**Source data**.
>> Start

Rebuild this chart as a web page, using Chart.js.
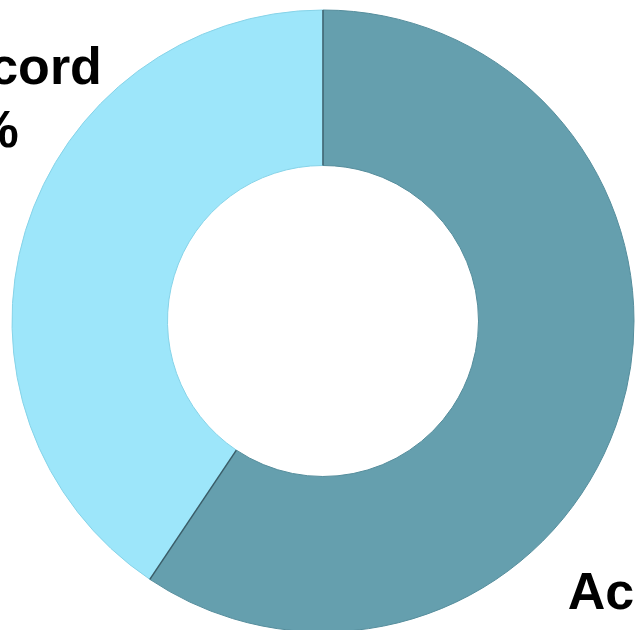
<!DOCTYPE html>
<html>
<head>
<meta charset="utf-8">
<script src="https://cdn.jsdelivr.net/npm/chart.js@4"></script>
<style>
  html, body { margin: 0; padding: 0; background: #fff; overflow: hidden; }
  #wrap { width: 635px; height: 630px; }
</style>
</head>
<body>
<div id="wrap"><canvas id="chartCanvas" width="635" height="630"></canvas></div>
<script>
const categories = ["Accord", "Discord"];
const shares = [59.4, 40.6];
const sliceColors = ["#659fae", "#9de6fa"];
const edgeColors = ["#558d9c", "#86d3e8"];

// dark seam where the two slices meet, taken from the arc angles
const seamPlugin = {
    id: "seams",
    afterDatasetsDraw(chart) {
        const ctx = chart.ctx;
        const arcs = chart.getDatasetMeta(0).data;
        ctx.save();
        ctx.strokeStyle = "#3a5c67";
        ctx.lineWidth = 1.5;
        arcs.forEach(a => {
            const ang = a.startAngle;
            ctx.beginPath();
            ctx.moveTo(a.x + Math.cos(ang) * a.innerRadius, a.y + Math.sin(ang) * a.innerRadius);
            ctx.lineTo(a.x + Math.cos(ang) * a.outerRadius, a.y + Math.sin(ang) * a.outerRadius);
            ctx.stroke();
        });
        ctx.restore();
    }
};

// data labels sit outside the ring, partly cut off by the canvas edge
const labelPlugin = {
    id: "outerLabels",
    afterDatasetsDraw(chart) {
        const ctx = chart.ctx;
        const arcs = chart.getDatasetMeta(0).data;
        const cx = arcs[0].x, cy = arcs[0].y, r = arcs[0].outerRadius;
        ctx.save();
        ctx.fillStyle = "#000";
        ctx.font = "bold 52px 'Liberation Sans', Arial, sans-serif";
        ctx.textBaseline = "alphabetic";
        // light slice label, top left
        ctx.textAlign = "right";
        ctx.fillText(categories[1], cx - r * 0.711, cy - r * 0.762);
        ctx.fillText(Math.round(shares[1]) + "%", cx - r * 0.978, cy - r * 0.56);
        // dark slice label, bottom right
        ctx.textAlign = "left";
        ctx.fillText(categories[0], cx + r * 0.787, cy + r * 0.927);
        ctx.fillText(Math.round(shares[0]) + "%", cx + r * 0.787, cy + r * 1.14);
        ctx.restore();
    }
};

const chartCanvas = document.getElementById("chartCanvas");
new Chart(chartCanvas, {
    type: "doughnut",
    data: {
        labels: categories,
        datasets: [{
            data: shares,
            backgroundColor: sliceColors,
            borderColor: edgeColors,
            borderWidth: 1,
            hoverOffset: 0,
            clip: false
        }]
    },
    options: {
        responsive: false,
        animation: false,
        cutout: "50%",
        radius: 311,
        layout: { padding: { left: 11, top: 12, right: 0, bottom: 0 } },
        plugins: {
            legend: { display: false },
            tooltip: { enabled: false }
        }
    },
    plugins: [seamPlugin, labelPlugin]
});
</script>
</body>
</html>
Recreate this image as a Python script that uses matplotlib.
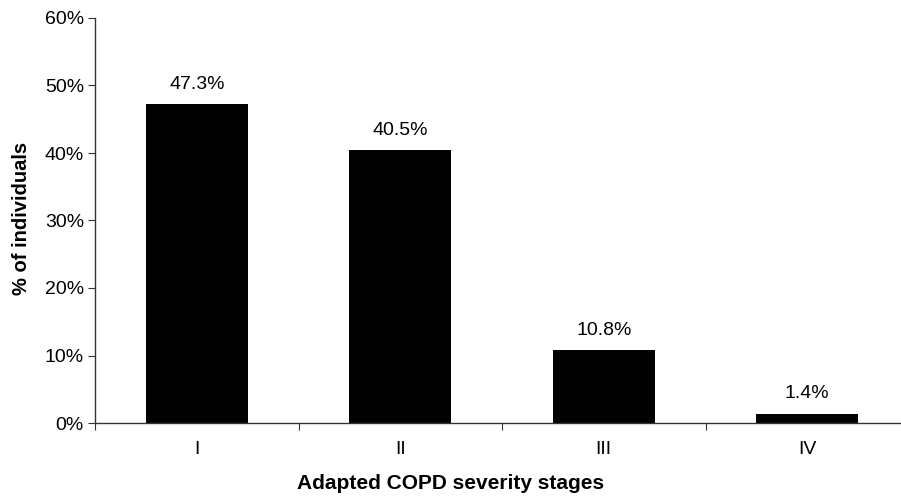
import matplotlib
matplotlib.use("Agg")
import matplotlib.pyplot as plt
from matplotlib.ticker import FixedLocator

categories = ["I", "II", "III", "IV"]
values = [47.3, 40.5, 10.8, 1.4]
yticks = [0, 10, 20, 30, 40, 50, 60]
ytick_labels = ["0%", "10%", "20%", "30%", "40%", "50%", "60%"]

plt.rcParams['font.family'] = ['Liberation Sans', 'DejaVu Sans']

W, H = 901, 498
fig = plt.figure(figsize=(W / 100, H / 100), dpi=100)
ax = fig.add_axes([95 / W, 75 / H, 814 / W, 405 / H])

x = list(range(len(categories)))
ax.bar(x, values, width=0.5, color='black', zorder=2)
for xi, v in zip(x, values):
    ax.annotate(f"{v:.1f}%", (xi, v), xytext=(0, 8), textcoords='offset points',
                ha='center', va='bottom', fontsize=14)

ax.set_xlim(-0.5, len(categories) - 0.5)
ax.set_ylim(0, 60)
ax.set_yticks(yticks)
ax.set_yticklabels(ytick_labels, fontsize=14)

ax.xaxis.set_major_locator(FixedLocator([i + 0.5 for i in range(-1, len(categories))]))
ax.xaxis.set_major_formatter(plt.NullFormatter())
ax.xaxis.set_minor_locator(FixedLocator(x))
ax.set_xticklabels(categories, minor=True, fontsize=14)
ax.tick_params(axis='x', which='minor', length=0, pad=13)
ax.tick_params(axis='x', which='major', length=5, direction='out', color='#333333')
ax.tick_params(axis='y', length=5, direction='out', color='#333333', pad=3)

for s in ['top', 'right']:
    ax.spines[s].set_visible(False)
for s in ['left', 'bottom']:
    ax.spines[s].set_color('#333333')
    ax.spines[s].set_linewidth(1.0)

fig.text(451 / W, 1 - 483 / H, "Adapted COPD severity stages", fontsize=15,
         fontweight='bold', ha='center', va='center')
fig.text(22 / W, 1 - 218 / H, "% of individuals", fontsize=14.5,
         fontweight='bold', ha='center', va='center', rotation=90)

fig.savefig("out.png", dpi=100)
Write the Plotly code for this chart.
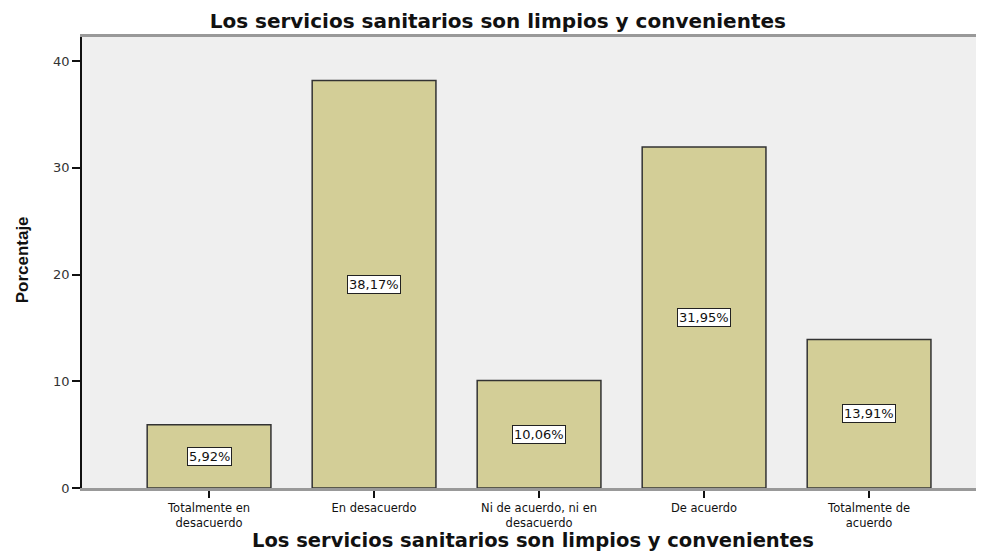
import plotly.graph_objects as go

categorias = ["Totalmente en<br>desacuerdo", "En desacuerdo", "Ni de acuerdo, ni en<br>desacuerdo",
              "De acuerdo", "Totalmente de<br>acuerdo"]
porcentajes = [5.92, 38.17, 10.06, 31.95, 13.91]
y_ticks = [0, 10, 20, 30, 40]

titulo = "Los servicios sanitarios son limpios y convenientes"

fig = go.Figure()
fig.add_trace(go.Bar(
    x=categorias, y=porcentajes, width=0.75,
    marker=dict(color="#D3CE97", line=dict(color="#333333", width=1.5)),
    hoverinfo="skip",
))

# etiquetas de porcentaje en caja blanca, a media altura de cada barra
for cat, val in zip(categorias, porcentajes):
    fig.add_annotation(
        x=cat, y=val / 2, text=f"{val:.2f}".replace(".", ",") + "%",
        showarrow=False, bgcolor="white", bordercolor="#222222", borderwidth=1, borderpad=1,
        font=dict(family="DejaVu Sans", size=13, color="#111111"),
    )

# titulos de ejes como anotaciones para fijar su posicion
fig.add_annotation(
    xref="paper", yref="paper", x=0.505, y=-0.117, xanchor="center", yanchor="middle",
    text="<b>" + titulo + "</b>", showarrow=False,
    font=dict(family="DejaVu Sans", size=19.5, color="#111111"),
)
fig.add_annotation(
    xref="paper", yref="paper", x=-0.067, y=0.505, xanchor="center", yanchor="middle",
    text="<b>Porcentaje</b>", textangle=-90, showarrow=False,
    font=dict(family="Liberation Sans Narrow, Liberation Sans", size=17, color="#111111"),
)

# la pagina deja 8px de margen alrededor, por eso 968 de ancho
fig.update_layout(
    width=968, height=544,
    margin=dict(l=74, r=0, t=29, b=64, autoexpand=False),
    paper_bgcolor="white", plot_bgcolor="#EFEFEF",
    showlegend=False,
    title=dict(text="<b>" + titulo + "</b>", x=0.506, xanchor="center", y=0.977, yanchor="middle",
               font=dict(family="DejaVu Sans", size=20, color="#111111")),
)
fig.update_xaxes(
    range=[-0.77, 4.648], showline=True, linecolor="#999999", linewidth=2.5, mirror=True,
    ticks="outside", ticklen=7, tickwidth=1.5, tickcolor="#111111",
    tickfont=dict(family="DejaVu Sans", size=11.5, color="#111111"),
    showgrid=False, automargin=False,
)
fig.update_yaxes(
    range=[0, 42.25], tickvals=y_ticks, showline=True, linecolor="#111111", linewidth=1.5,
    ticks="outside", ticklen=8, tickwidth=1.5, tickcolor="#111111",
    tickfont=dict(family="DejaVu Sans", size=13, color="#333333"),
    showgrid=False, zeroline=False, automargin=False,
)

fig.write_html("out.html")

>> End

**EXERCISE DESCRIPTION**.
Omit every picture, then reproduce the rest of the listing exactly.

**REPLY**.
Rebuild this chart as a web page, using Chart.js.
<!DOCTYPE html>
<html>
<head>
<meta charset="utf-8">
<script src="https://cdn.jsdelivr.net/npm/chart.js@4"></script>
<style>
  html, body { margin: 0; padding: 0; background: #fff; overflow: hidden; }
  #wrap { width: 635px; height: 630px; }
</style>
</head>
<body>
<div id="wrap"><canvas id="chartCanvas" width="635" height="630"></canvas></div>
<script>
const categories = ["Accord", "Discord"];
const shares = [59.4, 40.6];
const sliceColors = ["#659fae", "#9de6fa"];
const edgeColors = ["#558d9c", "#86d3e8"];

// dark seam where the two slices meet, taken from the arc angles
const seamPlugin = {
    id: "seams",
    afterDatasetsDraw(chart) {
        const ctx = chart.ctx;
        const arcs = chart.getDatasetMeta(0).data;
        ctx.save();
        ctx.strokeStyle = "#3a5c67";
        ctx.lineWidth = 1.5;
        arcs.forEach(a => {
            const ang = a.startAngle;
            ctx.beginPath();
            ctx.moveTo(a.x + Math.cos(ang) * a.innerRadius, a.y + Math.sin(ang) * a.innerRadius);
            ctx.lineTo(a.x + Math.cos(ang) * a.outerRadius, a.y + Math.sin(ang) * a.outerRadius);
            ctx.stroke();
        });
        ctx.restore();
    }
};

// data labels sit outside the ring, partly cut off by the canvas edge
const labelPlugin = {
    id: "outerLabels",
    afterDatasetsDraw(chart) {
        const ctx = chart.ctx;
        const arcs = chart.getDatasetMeta(0).data;
        const cx = arcs[0].x, cy = arcs[0].y, r = arcs[0].outerRadius;
        ctx.save();
        ctx.fillStyle = "#000";
        ctx.font = "bold 52px 'Liberation Sans', Arial, sans-serif";
        ctx.textBaseline = "alphabetic";
        // light slice label, top left
        ctx.textAlign = "right";
        ctx.fillText(categories[1], cx - r * 0.711, cy - r * 0.762);
        ctx.fillText(Math.round(shares[1]) + "%", cx - r * 0.978, cy - r * 0.56);
        // dark slice label, bottom right
        ctx.textAlign = "left";
        ctx.fillText(categories[0], cx + r * 0.787, cy + r * 0.927);
        ctx.fillText(Math.round(shares[0]) + "%", cx + r * 0.787, cy + r * 1.14);
        ctx.restore();
    }
};

const chartCanvas = document.getElementById("chartCanvas");
new Chart(chartCanvas, {
    type: "doughnut",
    data: {
        labels: categories,
        datasets: [{
            data: shares,
            backgroundColor: sliceColors,
            borderColor: edgeColors,
            borderWidth: 1,
            hoverOffset: 0,
            clip: false
        }]
    },
    options: {
        responsive: false,
        animation: false,
        cutout: "50%",
        radius: 311,
        layout: { padding: { left: 11, top: 12, right: 0, bottom: 0 } },
        plugins: {
            legend: { display: false },
            tooltip: { enabled: false }
        }
    },
    plugins: [seamPlugin, labelPlugin]
});
</script>
</body>
</html>
Recreate this image as a Python script that uses matplotlib.
import matplotlib
matplotlib.use("Agg")
import matplotlib.pyplot as plt
from matplotlib.ticker import FixedLocator

categories = ["I", "II", "III", "IV"]
values = [47.3, 40.5, 10.8, 1.4]
yticks = [0, 10, 20, 30, 40, 50, 60]
ytick_labels = ["0%", "10%", "20%", "30%", "40%", "50%", "60%"]

plt.rcParams['font.family'] = ['Liberation Sans', 'DejaVu Sans']

W, H = 901, 498
fig = plt.figure(figsize=(W / 100, H / 100), dpi=100)
ax = fig.add_axes([95 / W, 75 / H, 814 / W, 405 / H])

x = list(range(len(categories)))
ax.bar(x, values, width=0.5, color='black', zorder=2)
for xi, v in zip(x, values):
    ax.annotate(f"{v:.1f}%", (xi, v), xytext=(0, 8), textcoords='offset points',
                ha='center', va='bottom', fontsize=14)

ax.set_xlim(-0.5, len(categories) - 0.5)
ax.set_ylim(0, 60)
ax.set_yticks(yticks)
ax.set_yticklabels(ytick_labels, fontsize=14)

ax.xaxis.set_major_locator(FixedLocator([i + 0.5 for i in range(-1, len(categories))]))
ax.xaxis.set_major_formatter(plt.NullFormatter())
ax.xaxis.set_minor_locator(FixedLocator(x))
ax.set_xticklabels(categories, minor=True, fontsize=14)
ax.tick_params(axis='x', which='minor', length=0, pad=13)
ax.tick_params(axis='x', which='major', length=5, direction='out', color='#333333')
ax.tick_params(axis='y', length=5, direction='out', color='#333333', pad=3)

for s in ['top', 'right']:
    ax.spines[s].set_visible(False)
for s in ['left', 'bottom']:
    ax.spines[s].set_color('#333333')
    ax.spines[s].set_linewidth(1.0)

fig.text(451 / W, 1 - 483 / H, "Adapted COPD severity stages", fontsize=15,
         fontweight='bold', ha='center', va='center')
fig.text(22 / W, 1 - 218 / H, "% of individuals", fontsize=14.5,
         fontweight='bold', ha='center', va='center', rotation=90)

fig.savefig("out.png", dpi=100)
Write the Plotly code for this chart.
import plotly.graph_objects as go

categorias = ["Totalmente en<br>desacuerdo", "En desacuerdo", "Ni de acuerdo, ni en<br>desacuerdo",
              "De acuerdo", "Totalmente de<br>acuerdo"]
porcentajes = [5.92, 38.17, 10.06, 31.95, 13.91]
y_ticks = [0, 10, 20, 30, 40]

titulo = "Los servicios sanitarios son limpios y convenientes"

fig = go.Figure()
fig.add_trace(go.Bar(
    x=categorias, y=porcentajes, width=0.75,
    marker=dict(color="#D3CE97", line=dict(color="#333333", width=1.5)),
    hoverinfo="skip",
))

# etiquetas de porcentaje en caja blanca, a media altura de cada barra
for cat, val in zip(categorias, porcentajes):
    fig.add_annotation(
        x=cat, y=val / 2, text=f"{val:.2f}".replace(".", ",") + "%",
        showarrow=False, bgcolor="white", bordercolor="#222222", borderwidth=1, borderpad=1,
        font=dict(family="DejaVu Sans", size=13, color="#111111"),
    )

# titulos de ejes como anotaciones para fijar su posicion
fig.add_annotation(
    xref="paper", yref="paper", x=0.505, y=-0.117, xanchor="center", yanchor="middle",
    text="<b>" + titulo + "</b>", showarrow=False,
    font=dict(family="DejaVu Sans", size=19.5, color="#111111"),
)
fig.add_annotation(
    xref="paper", yref="paper", x=-0.067, y=0.505, xanchor="center", yanchor="middle",
    text="<b>Porcentaje</b>", textangle=-90, showarrow=False,
    font=dict(family="Liberation Sans Narrow, Liberation Sans", size=17, color="#111111"),
)

# la pagina deja 8px de margen alrededor, por eso 968 de ancho
fig.update_layout(
    width=968, height=544,
    margin=dict(l=74, r=0, t=29, b=64, autoexpand=False),
    paper_bgcolor="white", plot_bgcolor="#EFEFEF",
    showlegend=False,
    title=dict(text="<b>" + titulo + "</b>", x=0.506, xanchor="center", y=0.977, yanchor="middle",
               font=dict(family="DejaVu Sans", size=20, color="#111111")),
)
fig.update_xaxes(
    range=[-0.77, 4.648], showline=True, linecolor="#999999", linewidth=2.5, mirror=True,
    ticks="outside", ticklen=7, tickwidth=1.5, tickcolor="#111111",
    tickfont=dict(family="DejaVu Sans", size=11.5, color="#111111"),
    showgrid=False, automargin=False,
)
fig.update_yaxes(
    range=[0, 42.25], tickvals=y_ticks, showline=True, linecolor="#111111", linewidth=1.5,
    ticks="outside", ticklen=8, tickwidth=1.5, tickcolor="#111111",
    tickfont=dict(family="DejaVu Sans", size=13, color="#333333"),
    showgrid=False, zeroline=False, automargin=False,
)

fig.write_html("out.html")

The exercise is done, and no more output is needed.